In considering the appeal and the grounds that have been presented by the Appellant I would begin by considering one of the limbs of ground number 1.  The Appellant in that ground stated that there was no sufficient evidence to prove that he was responsible for the Second Respondent’s pregnancy.  In response to that ground I find that the Respondent pleaded in the plaint that the Appellant impregnated her on 19th May 2001.  In his defence the Appellant denied having sexual intercourse with the Second Respondent.  Apart from the evidence given by the two Respondents there was the evidence of the two elders who stated that the Appellant admitted responsibility.  In turn the Appellant although denied admitting liability said that he disputed the pregnancy because it was too advanced in relation to the period of intimacy.  He said that it was on 17th October 2001 that he noticed that the pregnancy could not have been his responsibility because it was advanced.  The Appellant and also the Second Respondent did on request write about their relationship on 21st January 2002.  What is interesting in that write up is that Appellant did not state that the pregnancy was not his.  He also did not state that he noted that the pregnancy was too advanced in relation to their in time of intimacy.  It will be noted that in his evidence he said he noted the pregnancy was advanced in October 2001 whereas he did not mention it when he wrote the letter in January 2002.  Having considered the evidence tendered in the lower court in totality, I find that the Respondent did on a balance of probability prove that the Appellant was responsible for impregnating the Second Respondent.   Hereafter I will consider the other limb of ground one in conjunction with grounds 2, 3, 4, and 5.  These refer to the finding by the lower court.  That the Appellant was liable to compensate the Respondent under the Kikuyu Customary Law for the pregnancy of the Second Respondent.  It ought to be noted that the Appellant did not adduce evidence or contradict the evidence of the Respondent in respect of the Kikuyu Customary Law in pregnancy compensation.  In the book of RESTATEMENT OF AFRICAN LAW by Eugene Cotran it is provided that a male who impregnates an unmarried girl is liable to give compensation to her parents.  To quote part of that book is as follows:-

“Causing pregnancy of an unmarried girl

Any person who makes an unmarried girl pregnant is liable to pay the girl’s father a fixed amount by way of compensation under the Kikuyu law.  The present compensation differs in various Kikuyu districts as follows:-

Kiambu:    eighteen goats, eight rams (30/- each), two rams (40/- each)

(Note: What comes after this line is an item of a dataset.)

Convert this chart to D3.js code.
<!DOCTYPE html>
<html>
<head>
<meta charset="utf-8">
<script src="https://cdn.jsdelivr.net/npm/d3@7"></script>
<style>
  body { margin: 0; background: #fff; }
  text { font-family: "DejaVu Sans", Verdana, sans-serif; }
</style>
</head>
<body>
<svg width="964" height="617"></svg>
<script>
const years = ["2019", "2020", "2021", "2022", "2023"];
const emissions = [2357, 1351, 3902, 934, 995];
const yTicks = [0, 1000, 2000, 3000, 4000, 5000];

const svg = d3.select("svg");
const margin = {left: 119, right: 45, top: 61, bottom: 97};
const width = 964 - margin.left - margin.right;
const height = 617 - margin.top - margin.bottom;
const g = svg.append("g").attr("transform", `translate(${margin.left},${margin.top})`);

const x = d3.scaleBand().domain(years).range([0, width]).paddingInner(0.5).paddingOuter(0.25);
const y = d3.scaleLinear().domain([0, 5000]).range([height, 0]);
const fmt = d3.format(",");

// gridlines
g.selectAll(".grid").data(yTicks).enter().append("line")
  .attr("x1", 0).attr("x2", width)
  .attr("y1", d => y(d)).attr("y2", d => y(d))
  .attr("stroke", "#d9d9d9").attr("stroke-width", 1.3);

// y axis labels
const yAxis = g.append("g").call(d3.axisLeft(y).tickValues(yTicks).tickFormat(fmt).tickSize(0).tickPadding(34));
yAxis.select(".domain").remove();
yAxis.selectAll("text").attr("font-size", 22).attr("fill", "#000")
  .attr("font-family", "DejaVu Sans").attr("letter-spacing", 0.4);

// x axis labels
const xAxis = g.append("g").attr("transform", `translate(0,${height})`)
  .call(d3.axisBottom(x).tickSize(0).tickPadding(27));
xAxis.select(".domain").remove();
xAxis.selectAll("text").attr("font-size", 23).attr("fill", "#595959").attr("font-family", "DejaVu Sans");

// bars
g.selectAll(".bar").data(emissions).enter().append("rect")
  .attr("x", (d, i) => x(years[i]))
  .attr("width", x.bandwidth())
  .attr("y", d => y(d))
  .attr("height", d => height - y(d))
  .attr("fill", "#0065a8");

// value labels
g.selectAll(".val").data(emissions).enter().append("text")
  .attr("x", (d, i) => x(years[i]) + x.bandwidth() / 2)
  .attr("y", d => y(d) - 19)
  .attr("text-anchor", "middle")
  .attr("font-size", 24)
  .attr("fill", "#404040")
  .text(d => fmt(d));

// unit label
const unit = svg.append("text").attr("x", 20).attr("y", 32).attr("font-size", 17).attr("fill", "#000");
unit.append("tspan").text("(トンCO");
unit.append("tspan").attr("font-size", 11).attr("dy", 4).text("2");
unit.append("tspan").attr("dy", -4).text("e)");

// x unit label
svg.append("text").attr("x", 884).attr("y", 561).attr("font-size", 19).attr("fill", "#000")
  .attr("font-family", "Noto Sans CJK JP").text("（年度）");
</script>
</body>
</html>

Muranga:  twenty goats, four rams (50/- each)

Nyeri:     twenty goats, one bull, one ram (60/),

one ram (50/-) and 30/- for beer

Embu:   twenty goats, four rams

As can be seen the rate of compensation in that quoted portion corresponds with the finding of the lower court except that the court did not award one bull.  I therefore find that the finding of the lower court was not in excess.  It was argued by the Appellant’s counsel that the Respondent’s claim was in the nature of special damages and ought to have been specifically pleaded and proved.  I beg to differ.  This is a claim under Kikuyu Customary Law.  As can be seen from the book of Cotran the Respondent’s claim conformed to the amount of animals one was expected to give.  The Respondent and particularly the elder DW 2 confirmed the same.  The Respondent gave the market value of the animals.  That was not contradicted by the Appellant.  On the whole having re-examined the evidence I am of the view this appeal cannot succeed.  The same is dismissed with costs to the Respondent.

DATED AND DELIVERED THIS 3RD DAY OF MARCH, 2008.